The US dollar has experienced a weakening trend following the release of the US Jobless Claims data. This decline in the dollar’s strength has enabled some major FX pairs to recover, while others have continued their downward trajectory. Let’s delve into a detailed analysis of each pair.
EUR/USD: Bullish
The EUR/USD pair is poised to conclude the week on a positive note, with a significant upward movement. The market has successfully breached the technical resistance level at 1.0620 and continues to trade above this psychologically significant level.
Additionally, the current trading session is occurring above the 20-day Moving Average (MA) line. Furthermore, a bullish crossover has formed on the Stochastic Relative Strength Index (RSI) indicator, just above the 80 level. This confluence of technical indicators strongly suggests that this major FX pair will likely end the week higher, targeting the 1.0630 price level.
GBP/USD: Bullish
Similar to the EUR/USD market, the GBP/USD pair has continued its upward retracement. The latest price candle is approaching the 200-day MA line as a potential resistance level. Additionally, the current session marks the second consecutive session above the 20-day MA line.
Meanwhile, the Stochastic RSI lines have formed a bullish crossover, with both lines trending upward in the overbought region. Consequently, this major FX pair may attempt to push beyond the 1.2807 threshold as the week draws to a close.
USD/CHF: Bearish
The weakening US data has allowed downward pressure to further propel the market lower. The latest price candle is bearish and indicates increasing downward momentum. As a result, trading activity continues below the crossed 20- and 200-day MA lines.

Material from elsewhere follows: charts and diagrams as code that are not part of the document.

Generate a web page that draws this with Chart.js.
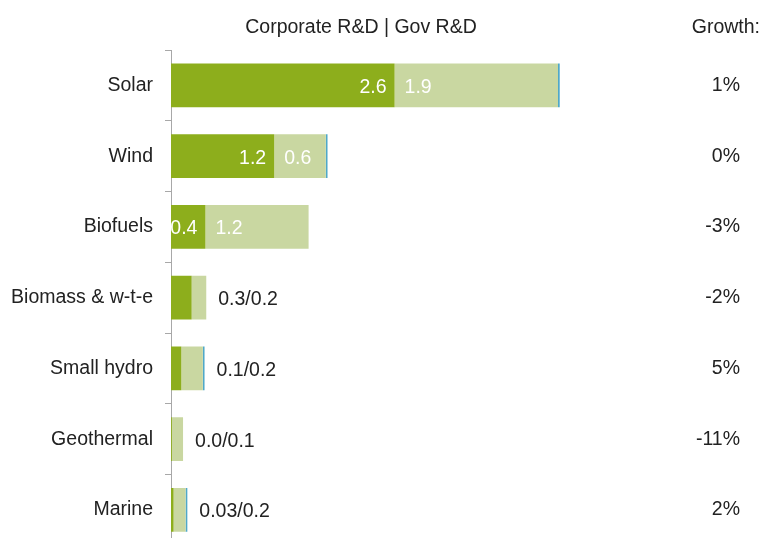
<!DOCTYPE html>
<html>
<head>
<meta charset="utf-8">
<script src="https://cdn.jsdelivr.net/npm/chart.js@4"></script>
<style>
  html, body { margin: 0; padding: 0; background: #fff; }
  #wrap { width: 763px; height: 538px; overflow: hidden; }
</style>
</head>
<body>
<div id="wrap"><canvas id="myCanvas" width="763" height="569"></canvas></div>
<script>
const categories = ['Solar', 'Wind', 'Biofuels', 'Biomass & w-t-e', 'Small hydro', 'Geothermal', 'Marine'];
const corporate = [2.6, 1.2, 0.4, 0.24, 0.12, 0.01, 0.03];
const government = [1.9, 0.6, 1.2, 0.17, 0.25, 0.13, 0.14];
const other = [0.02, 0.02, 0, 0, 0.02, 0, 0.02];
const corpText = ['2.6', '1.2', '0.4', '0.3', '0.1', '0.0', '0.03'];
const govText = ['1.9', '0.6', '1.2', '0.2', '0.2', '0.1', '0.2'];
const growth = ['1%', '0%', '-3%', '-2%', '5%', '-11%', '2%'];

const FONT = "'Liberation Sans', Arial, sans-serif";
const TEXT = '#222222';
const SIZE = 19.5;

// headers + value labels
const labelsPlugin = {
  id: 'labels',
  afterDatasetsDraw(chart) {
    const ctx = chart.ctx;
    ctx.save();
    ctx.font = SIZE + 'px ' + FONT;
    ctx.fillStyle = TEXT;
    ctx.textBaseline = 'alphabetic';
    ctx.textAlign = 'center';
    ctx.fillText('Corporate R&D | Gov R&D', 361, 33);
    ctx.textAlign = 'right';
    ctx.fillText('Growth:', 760, 33);

    const corpMeta = chart.getDatasetMeta(0).data;
    const govMeta = chart.getDatasetMeta(1).data;
    const otherMeta = chart.getDatasetMeta(2).data;
    ctx.textBaseline = 'middle';
    categories.forEach((c, i) => {
      const cb = corpMeta[i], gb = govMeta[i];
      const y = cb.y + 2;
      if (corporate[i] >= 0.4) {
        ctx.fillStyle = '#ffffff';
        ctx.textAlign = 'right';
        ctx.fillText(corpText[i], cb.x - 8, y);
        ctx.textAlign = 'left';
        ctx.fillText(govText[i], gb.base + 10, y);
      } else {
        const end = Math.max(gb.x, otherMeta[i].x);
        ctx.fillStyle = TEXT;
        ctx.textAlign = 'left';
        ctx.fillText(corpText[i] + '/' + govText[i], end + 12, y);
      }
    });
    ctx.restore();
  }
};

new Chart(document.getElementById('myCanvas'), {
  type: 'bar',
  data: {
    labels: categories,
    datasets: [
      { label: 'Corporate R&D', data: corporate, backgroundColor: '#8dae1c' },
      { label: 'Gov R&D', data: government, backgroundColor: '#c9d7a1' },
      { label: 'Other', data: other, backgroundColor: '#4fa8c8' },
    ],
  },
  options: {
    indexAxis: 'y',
    responsive: false,
    devicePixelRatio: 1,
    animation: false,
    layout: { padding: { top: 50, right: 23, left: 0, bottom: 0 } },
    datasets: { bar: { categoryPercentage: 0.62, barPercentage: 1 } },
    plugins: { legend: { display: false }, tooltip: { enabled: false } },
    scales: {
      x: { stacked: true, min: 0, max: 5, display: false },
      y: {
        stacked: true,
        afterFit: (scale) => { scale.width = 171; },
        grid: { drawOnChartArea: false, tickLength: 6, color: '#a8a8a8' },
        border: { color: '#a8a8a8' },
        ticks: { color: TEXT, padding: 12, font: { size: SIZE, family: FONT } },
      },
      y2: {
        type: 'category',
        labels: growth,
        position: 'right',
        offset: true,
        afterFit: (scale) => { scale.width = 139; },
        grid: { display: false },
        border: { display: false },
        ticks: { color: TEXT, crossAlign: 'far', padding: 0, font: { size: SIZE, family: FONT } },
      },
    },
  },
  plugins: [labelsPlugin],
});
</script>
</body>
</html>
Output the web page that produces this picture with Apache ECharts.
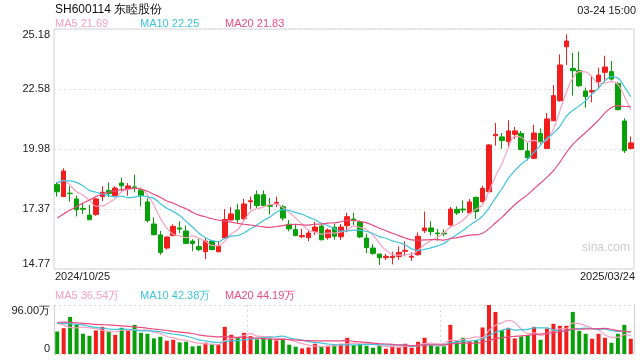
<!DOCTYPE html>
<html><head><meta charset="utf-8">
<script src="https://cdn.jsdelivr.net/npm/echarts@6/dist/echarts.min.js"></script>
<style>html,body{margin:0;padding:0;background:#fff}#c{width:640px;height:360px}</style>
</head><body><div id="c"></div>
<script>
const opens=[18.43,17.91,18.06,17.81,17.40,17.11,17.13,17.91,18.18,17.95,
18.50,18.24,18.33,18.20,17.68,16.72,16.25,15.68,16.22,16.55,
16.42,15.98,15.74,15.52,15.98,15.52,16.12,16.90,17.33,16.95,
17.69,17.99,17.99,17.52,17.62,17.47,16.71,16.48,16.17,16.13,
16.40,16.63,16.13,16.58,16.17,16.65,16.94,16.81,16.11,15.68,
15.42,15.26,15.26,15.31,15.54,15.28,15.39,16.43,16.55,16.33,
16.33,16.68,17.36,17.37,17.20,17.88,17.69,18.12,20.55,20.50,
20.29,20.61,20.65,19.89,19.57,20.65,20.00,21.20,22.07,24.41,
23.47,23.37,22.49,22.45,22.90,23.30,23.33,22.82,21.19,20.00];
const closes=[18.12,19.02,18.04,17.34,17.36,16.91,17.81,18.10,18.04,18.28,
18.38,18.37,18.28,17.95,16.87,16.26,15.49,16.16,16.62,16.50,
15.88,15.88,15.61,15.98,15.61,15.78,16.92,17.16,16.91,17.59,
17.73,17.52,17.52,17.49,17.66,16.98,16.51,16.22,16.22,16.33,
16.59,16.04,16.46,16.19,16.59,17.04,16.87,16.16,15.70,15.45,
15.26,15.32,15.32,15.49,15.58,15.32,16.19,16.55,16.39,16.30,
16.29,17.37,17.20,17.33,17.68,17.26,18.27,20.15,20.61,20.34,
20.76,20.76,19.95,19.60,20.67,20.29,21.28,22.29,23.62,24.66,
23.37,22.72,22.25,22.51,23.18,23.53,23.01,21.68,19.90,20.24];
const lows=[17.91,17.91,17.69,17.05,17.16,16.88,17.08,17.72,17.88,17.92,
18.12,17.95,18.10,17.49,16.79,16.22,15.38,15.61,16.19,16.32,
15.85,15.54,15.54,15.20,15.58,15.49,16.07,16.87,16.77,16.91,
17.37,17.42,17.49,17.13,17.45,16.87,16.40,16.19,16.11,15.98,
16.25,16.01,16.04,16.04,16.03,16.36,16.68,16.11,15.46,15.39,
14.94,15.16,14.97,15.17,15.32,15.13,15.35,16.33,16.22,16.00,
16.19,16.62,17.11,17.20,17.16,16.94,17.65,18.10,20.12,19.98,
20.03,20.41,19.92,19.48,19.54,20.18,19.98,21.18,22.03,23.62,
22.29,22.66,21.77,22.00,22.58,22.92,22.95,21.65,19.80,19.95];
const highs=[18.53,19.14,18.36,17.95,17.63,17.56,17.84,18.36,18.53,18.36,
18.73,18.50,18.86,18.30,17.84,17.01,16.42,16.19,16.71,16.84,
16.65,16.06,16.11,16.13,16.03,15.98,17.37,17.45,17.60,17.81,
17.91,18.18,18.18,17.85,17.91,17.55,16.90,16.71,16.51,16.46,
16.82,16.68,16.53,16.72,16.72,17.20,17.20,16.87,16.30,15.85,
15.42,15.42,15.52,15.75,15.97,15.49,16.36,17.26,16.84,16.51,
16.49,17.46,17.49,17.75,17.81,17.91,18.38,20.18,21.10,20.67,
21.22,20.93,20.76,20.26,21.02,20.87,21.54,22.75,24.08,24.95,
24.14,24.20,22.64,23.16,23.50,24.02,23.79,22.87,21.31,20.52];
const volumes=[44.1,50.6,72.7,57.1,39.6,35.7,46.1,53.2,45.4,37.6,
51.3,46.1,57.1,41.5,39.6,30.5,33.7,26.0,27.9,22.7,
24.0,14.9,16.2,22.1,18.8,18.8,53.2,37.6,32.5,41.5,
35.0,28.6,33.7,30.5,26.6,31.2,18.2,14.3,11.0,13.0,
20.1,14.3,16.2,18.2,20.1,31.8,17.5,20.1,16.2,12.3,
16.2,10.4,16.2,13.0,20.1,12.3,24.0,31.8,17.5,14.9,
14.9,57.1,26.0,31.8,24.7,27.3,51.9,96.0,82.4,47.4,
51.3,30.5,34.4,37.0,53.2,27.9,50.0,59.1,55.2,55.2,
82.4,45.4,39.6,29.9,39.6,31.8,22.1,39.6,57.1,29.9];
// moving-average values before a full window exists
const ma5Head=[18.45,18.62,18.40,18.12];
const ma10Head=[18.50,18.60,18.59,18.53,18.38,18.18,18.10,18.02,17.95];
const ma20Head=[16.98,17.16,17.33,17.47,17.63,17.76,17.91,18.01,18.10,18.15,18.21,18.25,18.27,18.24,18.14,18.01,17.88,17.72,17.63];
const volMa5Head=[60,57,52,51];
const volMa10Head=[60.4,60,59,58,57,54,52,50.6,49];
const volMa20Head=[61.7,62.3,62,61,60,59,58,57.5,57,56,55,54,53,52,50.5,49,47.5,46,44.5];
const priceTicks=['14.77','17.37','19.98','22.58','25.18'];
const volTicks=['0','96.00万'];
const priceLegend=['MA5 21.69','MA10 22.25','MA20 21.83'];
const volLegend=['MA5 36.54万','MA10 42.38万','MA20 44.19万'];
const dateLabels=['2024/10/25','2025/03/24'];
const titleText='SH600114 东睦股份';
const timeText='03-24 15:00';
const watermark='sina.com';

const UP='#f21e1e', DOWN='#08a008';
const C5='#f7a1c0', C10='#3fc4df', C20='#ea4c80';
const FONT='"Liberation Sans", Arial, sans-serif';
const cats=closes.map((_,i)=>String(i));
const kData=closes.map((c,i)=>[opens[i],c,lows[i],highs[i]]);
function ma(src,n,head){return src.map((_,i)=>{if(i<n-1)return head[i];let s=0;for(let k=i-n+1;k<=i;k++)s+=src[k];return +(s/n).toFixed(3);});}
const volData=volumes.map((v,i)=>({value:v,itemStyle:{color:closes[i]>=opens[i]?UP:DOWN}}));
const pMin=+priceTicks[0], pMax=+priceTicks[priceTicks.length-1];
const pInt=(pMax-pMin)/(priceTicks.length-1);
const vMax=96;

function t(text,pos,color,size){return Object.assign({text,padding:0,textStyle:{color,fontSize:size,fontWeight:'normal',fontFamily:FONT}},pos);}
const lineS=(name,data,color,x,y)=>({name,type:'line',data,xAxisIndex:x,yAxisIndex:y,symbol:'none',smooth:0.4,lineStyle:{color,width:1.2},z:3,silent:true});

const chart=echarts.init(document.getElementById('c'),null,{renderer:'canvas'});
chart.setOption({
  animation:false,
  backgroundColor:'#fff',
  title:[
    t(titleText,{left:55,top:4},'#111',12),
    t(timeText,{right:4,top:5},'#222',11),
    t(priceLegend[0],{left:55,top:18},C5,11),
    t(priceLegend[1],{left:140,top:18},C10,11),
    t(priceLegend[2],{left:225,top:18},C20,11),
    t(dateLabels[0],{left:55,top:271},'#222',11),
    t(dateLabels[1],{right:5,top:271},'#222',11),
    t(volLegend[0],{left:55,top:290},C5,11),
    t(volLegend[1],{left:140,top:290},C10,11),
    t(volLegend[2],{left:225,top:290},C20,11),
    t(watermark,{left:582,top:242},'#cccccc',12)
  ],
  grid:[
    {left:54,right:6,top:29,height:240,show:true,borderColor:'#d2d2d2',borderWidth:1},
    {left:54,right:6,top:305,height:49}
  ],
  xAxis:[
    {type:'category',gridIndex:0,data:cats,boundaryGap:true,axisLine:{show:false},axisTick:{show:false},axisLabel:{show:false},splitLine:{show:false}},
    {type:'category',gridIndex:1,data:cats,boundaryGap:true,axisLine:{show:false},axisTick:{show:false},axisLabel:{show:false},
     splitLine:{show:true,interval:(i)=>i===30||i===60,lineStyle:{color:'#d8d8d8',type:[2,3]}}}
  ],
  yAxis:[
    {type:'value',gridIndex:0,min:pMin,max:pMax,interval:pInt,axisLine:{show:false},axisTick:{show:false},
     axisLabel:{margin:4,color:'#222',fontSize:11,fontFamily:FONT,showMinLabel:true,showMaxLabel:true,
       verticalAlignMinLabel:'bottom',verticalAlignMaxLabel:'top',
       formatter:(v)=>priceTicks[Math.round((v-pMin)/pInt)]},
     splitLine:{lineStyle:{color:'#e0e0e0',type:[2,3]}}},
    {type:'value',gridIndex:1,min:0,max:vMax,interval:vMax,axisLine:{show:true,lineStyle:{color:'#d2d2d2'}},axisTick:{show:false},
     axisLabel:{margin:4,color:'#222',fontSize:11,fontFamily:FONT,showMinLabel:true,showMaxLabel:true,
       verticalAlignMinLabel:'bottom',verticalAlignMaxLabel:'top',
       formatter:(v)=>v===0?volTicks[0]:volTicks[1]},
     splitLine:{lineStyle:{color:'#d8d8d8',type:[2,3]}}},
    {type:'value',gridIndex:1,position:'right',min:0,max:vMax,interval:vMax,axisLine:{show:true,lineStyle:{color:'#d2d2d2'}},axisTick:{show:false},axisLabel:{show:false},splitLine:{show:false}}
  ],
  series:[
    {type:'candlestick',xAxisIndex:0,yAxisIndex:0,data:kData,barWidth:5,
     itemStyle:{color:UP,color0:DOWN,borderColor:UP,borderColor0:DOWN,borderWidth:1},z:2},
    lineS('MA5',ma(closes,5,ma5Head),C5,0,0),
    lineS('MA10',ma(closes,10,ma10Head),C10,0,0),
    lineS('MA20',ma(closes,20,ma20Head),C20,0,0),
    {type:'bar',xAxisIndex:1,yAxisIndex:1,data:volData,barWidth:4,z:2},
    lineS('VMA5',ma(volumes,5,volMa5Head),C5,1,1),
    lineS('VMA10',ma(volumes,10,volMa10Head),C10,1,1),
    lineS('VMA20',ma(volumes,20,volMa20Head),C20,1,1)
  ]
});
</script></body></html>
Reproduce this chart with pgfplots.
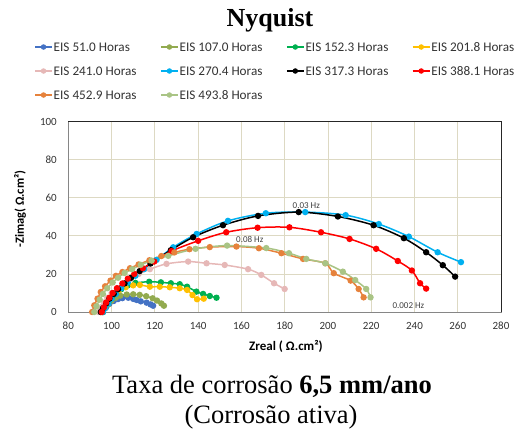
\documentclass[border=0pt]{standalone}
\usepackage{fontspec}
\setmainfont{Liberation Serif}
\newfontfamily\carlito{Carlito}
\usepackage{pgfplots}
\pgfplotsset{compat=1.18}

\definecolor{c51}{RGB}{68,114,196}
\definecolor{c107}{RGB}{146,170,79}
\definecolor{c152}{RGB}{0,176,80}
\definecolor{c201}{RGB}{255,192,0}
\definecolor{c241}{RGB}{230,184,183}
\definecolor{c270}{RGB}{0,176,240}
\definecolor{c317}{RGB}{0,0,0}
\definecolor{c388}{RGB}{255,0,0}
\definecolor{c452}{RGB}{230,130,60}
\definecolor{c493}{RGB}{169,196,133}
\definecolor{gridtan}{RGB}{221,217,195}
\definecolor{axgray}{RGB}{134,134,134}

\newcommand{\entry}[1]{\makebox[106.5pt][l]{#1}}

\begin{document}
\begin{tikzpicture}
\useasboundingbox (0pt,0pt) rectangle (521pt,432pt);

\node[font=\fontsize{26}{30}\selectfont\bfseries, anchor=base] at (270pt,405.3pt) {Nyquist};

\begin{axis}[
  name=ax,
  scale only axis,
  width=432.7pt, height=190.3pt,
  at={(68.3pt,120pt)}, anchor=south west,
  xmin=80, xmax=280, ymin=0, ymax=100,
  xtick={80,100,...,280}, ytick={0,20,...,100},
  grid=major,
  major grid style={draw=gridtan, line width=0.8pt},
  axis line style={draw=axgray, line width=0.8pt},
  major tick length=0pt,
  tick style={draw=none},
  /pgf/number format/assume math mode=true,
  ticklabel style={font=\fontsize{11}{13}\selectfont\carlito, color=black!80},
  xticklabel style={anchor=base, yshift=-17.7pt},
  yticklabel style={anchor=east, inner sep=0pt, xshift=-11.3pt},
  xlabel={Zreal ( Ω.cm²)},
  ylabel={-Zimag( Ω.cm²)},
  xlabel style={at={(axis description cs:0.503,-0.1787)}, anchor=center,
    font=\fontsize{13}{15}\selectfont\carlito\bfseries},
  ylabel style={at={(axis description cs:-0.1116,0.541)}, anchor=center, rotate=0,
    font=\fontsize{12.5}{15}\selectfont\carlito\bfseries},
  clip=false,
  every axis plot/.append style={line width=1.5pt, mark=*, mark size=2.4pt, smooth, tension=0.5},
  legend columns=4,
  legend style={
    at={(axis description cs:-0.0790,1.2664)}, anchor=west,
    draw=none, fill=none, inner sep=0pt,
    font=\fontsize{13.2}{16}\selectfont\carlito,
    text=black!80,
    row sep=15pt,
    nodes={inner sep=0pt, text height=9pt, text depth=0pt},
    /tikz/every odd column/.style={column sep=1pt},
    /tikz/every even column/.style={column sep=0pt},
  },
  legend cell align=left,
  legend image code/.code={
    \draw[mark repeat=2, mark phase=2, #1, line width=1.4pt, mark size=2pt]
      plot coordinates {(0pt,0pt) (8.5pt,0pt) (17pt,0pt)};
  },
]

% EIS 51.0 Horas
\addplot[color=c51, mark options={fill=c51}] coordinates {
  (96,0) (97.5,2.5) (99,4.3) (101,5.8) (103,6.8) (105,7.3) (107.7,7.5)
  (110,6.9) (111.6,6.3) (113.5,5.6) (116.2,4.9) (118,4) (119.2,3.3)};
\addlegendentry{\entry{EIS 51.0 Horas}}

% EIS 107.0 Horas
\addplot[color=c107, mark options={fill=c107}] coordinates {
  (96,0) (97,2) (98.5,4) (100,6) (102,7.5) (104,8.6) (107,9.2) (110,9.3)
  (113,9) (116,8.3) (119,7.2) (121,6) (123,4.5) (124.2,3.3)};
\addlegendentry{\entry{EIS 107.0 Horas}}

% EIS 152.3 Horas
\addplot[color=c152, mark options={fill=c152}] coordinates {
  (96,0) (97,2.5) (98.5,5) (100,7.5) (102,10) (104.5,12) (107.5,14) (111,15.3)
  (117.4,15.9) (122.8,15.6) (127.4,15.1) (131.5,14.6) (134.9,13.3)
  (139.2,10.7) (142.3,9.5) (145.4,8.4) (148.5,7.5)};
\addlegendentry{\entry{EIS 152.3 Horas}}

% EIS 201.8 Horas
\addplot[color=c201, mark options={fill=c201}] coordinates {
  (95,0) (96,2.5) (97.5,5) (99,7.5) (101,9.5) (103.5,11.5) (106.5,13) (110,14)
  (113.1,14.2) (117.7,13.3) (122.3,13.3) (126.9,13) (131.5,12.5) (134.9,11.6)
  (137.4,8.9) (139.5,6.7) (142.6,7)};
\addlegendentry{EIS 201.8 Horas}

% EIS 241.0 Horas
\addplot[color=c241, mark options={fill=c241}] coordinates {
  (94,0) (95,2.5) (96.5,5) (98,7.5) (100,10) (102.5,12.5) (105.5,15) (109,17.5)
  (112.5,20) (117.7,22.5) (125.4,25.3) (135.4,26.5) (143.9,25.6) (152.3,24.7)
  (163.1,22.5) (169.2,19.5) (175.1,15.1) (180,12.1)};
\addlegendentry{\entry{EIS 241.0 Horas}}

% EIS 270.4 Horas
\addplot[color=c270, mark options={fill=c270}] coordinates {
  (96,0) (97,2) (98.5,4.5) (100,7) (102,9.5) (104.5,12.5) (107.5,15.5) (111,19)
  (115,22.5) (120.8,27.4) (128.5,34) (139.3,41) (153.8,47.9) (171.3,51.9)
  (189.5,52.5) (208.2,50.9) (223.5,46.2) (237.4,39.6) (250.7,31.4) (261.5,26.2)};
\addlegendentry{\entry{EIS 270.4 Horas}}

% EIS 317.3 Horas
\addplot[color=c317, mark options={fill=c317}] coordinates {
  (95,0) (96,2) (97.5,4.5) (99,7) (101,9.5) (103,12) (106,15) (109,18)
  (113,21.5) (118,25.5) (127.4,32.5) (137.7,39.3) (151.5,45.6) (167.7,50.5)
  (186.5,52.5) (204.6,50.2) (221.1,45.6) (235.1,38.8) (245.4,31.4)
  (253.1,24.6) (258.8,18.6)};
\addlegendentry{\entry{EIS 317.3 Horas}}

% EIS 388.1 Horas
\addplot[color=c388, mark options={fill=c388}] coordinates {
  (95.5,0) (96.5,2.5) (97.5,5) (99,7.5) (100.5,10) (102.5,12.5) (105,15)
  (107.5,17.5) (110.5,20) (114.5,23) (119.7,26.5) (127.7,32) (140,37.4)
  (153,41.9) (167.5,44.3) (182.2,44.5) (196.8,41.9) (210,38.4) (222.3,33.2)
  (232.3,26.8) (238.8,21.8) (242.6,15.1) (245.4,12.3)};
\addlegendentry{EIS 388.1 Horas}

% EIS 452.9 Horas
\addplot[color=c452, mark options={fill=c452}] coordinates {
  (91,0) (92,3.5) (93.5,7) (95,10.5) (97,13.5) (99.5,16.5) (102,19) (105,21)
  (108.5,23) (112.5,25) (117.5,27.2) (123,29.4) (129,31.3) (136,33)
  (145.4,34.1) (157.7,34.4) (168.1,33.5) (178.5,30.9) (188.5,27.9)
  (198.8,25.6) (202.7,20.4) (210.5,16.5) (214.2,12.1) (216.5,7.7)};
\addlegendentry{\entry{EIS 452.9 Horas}}

% EIS 493.8 Horas
\addplot[color=c493, mark options={fill=c493}] coordinates {
  (92,0) (93,3) (94.5,6.5) (96,9.5) (98,12.5) (100.5,15.5) (103,18) (106,20.5)
  (109.5,22.5) (113.5,24.8) (118.5,27) (126.2,29.5) (138.8,33.2) (153.4,34.9)
  (171.5,33.6) (182,30.9) (190,27.9) (198.8,25.6) (206.9,21.2) (212.6,16.8)
  (217.7,12.1) (219.7,7.7)};
\addlegendentry{\entry{EIS 493.8 Horas}}

% frequency markers
\node[font=\fontsize{9}{11}\selectfont\carlito, text=black!75] at (axis cs:190,56) {0.03 Hz};
\node[font=\fontsize{9}{11}\selectfont\carlito, text=black!75] at (axis cs:163.9,37.9) {0.08 Hz};
\node[font=\fontsize{9}{11}\selectfont\carlito, text=black!75] at (axis cs:237.2,3.2) {0.002 Hz};
\end{axis}

\draw[black!85, line width=0.8pt] (ax.north west) -- (ax.north east) -- (ax.south east);

\node[font=\fontsize{26.5}{30}\selectfont, anchor=base] at (272pt,38.7pt)
  {Taxa de corrosão \textbf{6,5 mm/ano}};
\node[font=\fontsize{26.5}{30}\selectfont, anchor=base] at (271pt,8.7pt)
  {(Corrosão ativa)};
\end{tikzpicture}
\end{document}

Likewise, the Stochastic RSI has formed a bearish crossover below the 20 mark of the indicator. Technically, this confirms that downward forces are dominant and controlling price movement in this market. Therefore, traders can target the 0.8600 price level.
USD/CAD: Bullish
Despite the weak stance of the US dollar, the USD/CAD market has continued its upward correction. As a result, the major FX pair remains above all MA lines, particularly the 20-day MA curve. This upward momentum appears to be driven by a stronger bearish sentiment in the Canadian dollar.
However, the Stochastic RSI lines are merging and trending upward, just above the 40 level of the indicator. Additionally, the position of price action above all MA lines indicates that upward forces are likely to continue pushing the market higher toward the 1.4100 mark.
AUD/USD: Bearish
The AUD/USD market has continued its downward retracement. Consequently, this major FX pair is now trading below all MA curves on the chart. The latest price candle is bearish but has formed a long lower shadow, indicating potential upward pressure. However, the Stochastic RSI lines continue to fall below the 50 level of the indicator.
The lead line of the indicator significantly leads the lagging line into the oversold region of the indicator. This suggests that downward forces are likely to maintain control of price action in this market, pushing it toward the next psychological support level at the 0.6400 mark.
EUR/JPY: Bullish
While the EUR/JPY market is not directly correlated to the US dollar, it has also managed to print a continued upward retracement. This has allowed the major FX pair to record significant price recovery. Although price action remains below the MA ribbons, the market seems to be targeting 160.00 as a resistance level.
The Stochastic RSI lines are trending upward. The leading line of the indicator is testing the 50 mark, while the lagging line remains around the 30 level. This suggests significant volatility in the market, which may assist the pair in breaking through the 160.00 price level.
USD/JPY: Bearish
The USD/JPY pair has adopted a subdued outlook, largely due to the bearish sentiment surrounding the US dollar. The major FX pair is trading below three out of four MA curves. The current session is bearish but has made minimal downward progress.
USD/JPY currently trades above only the 200-day MA line. However, the Stochastic RSI lines still have a steady upward trajectory but are below the 20 mark of the indicator. Nevertheless, it seems likely that this pair will end the week on a bearish note, towards the support at the 149.00 threshold.